# Claim: CBC/Radio-Canada is the first operator receipt of an end-to-end C2PA video pipeline: it signs provenance into every video it produces with no new step for journalists — the manifest is written during transcoding — and the reader-facing end shipped too, an EBU/CBC-built C2PA video player (Apache 2.0, maintained by Security4Media) that won a 2026 NAB Technology Innovation Award and validates the credential in real time, demonstrated over a full Sony-camcorder-to-Adobe-Premiere-to-broadcast chain.

**Current badge:** caveat
**In notebook:** [Content provenance and AI disclosure: the schema shipped, the workflow didn't](/notebook/content-provenance-disclosure-workflow)

The receipt the press releases skip: the blocker was the container, not the cryptography. AWS's own published C2PA guidance emits a sidecar file and does not support fMP4 — the fragmented-MP4 format that carries essentially all VOD and live streaming — so CBC and the AWS Prototyping team had to build fMP4 manifest embedding before any of this worked. The chain is proven in-house (capture to transcode to publish, with CBC on the IPTC Verified News Publishers list); the unverified hop is the exit — once a CBC-signed asset is syndicated to a partner platform or third-party CDN, the publisher attestation may not survive, since social uploads strip metadata and CDNs like Cloudflare drop it by default.

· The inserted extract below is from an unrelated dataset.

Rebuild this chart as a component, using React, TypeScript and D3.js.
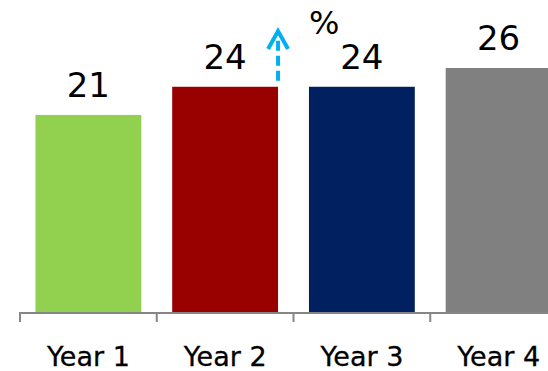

## Provenance history (how this claim ripened)
- `2026-06-14` **asserted as caveat** — Two primary operator sources (AWS Media blog on the deploy side, EBU on the verify-as-product side) describe a single broadcaster carrying the credential the whole way in-house. Badged caveat, not well-sourced: both are first-party accounts (the vendor's and the consortium's), the chain is attested only inside CBC's own walls, and the exit hop to syndication is explicitly unproven.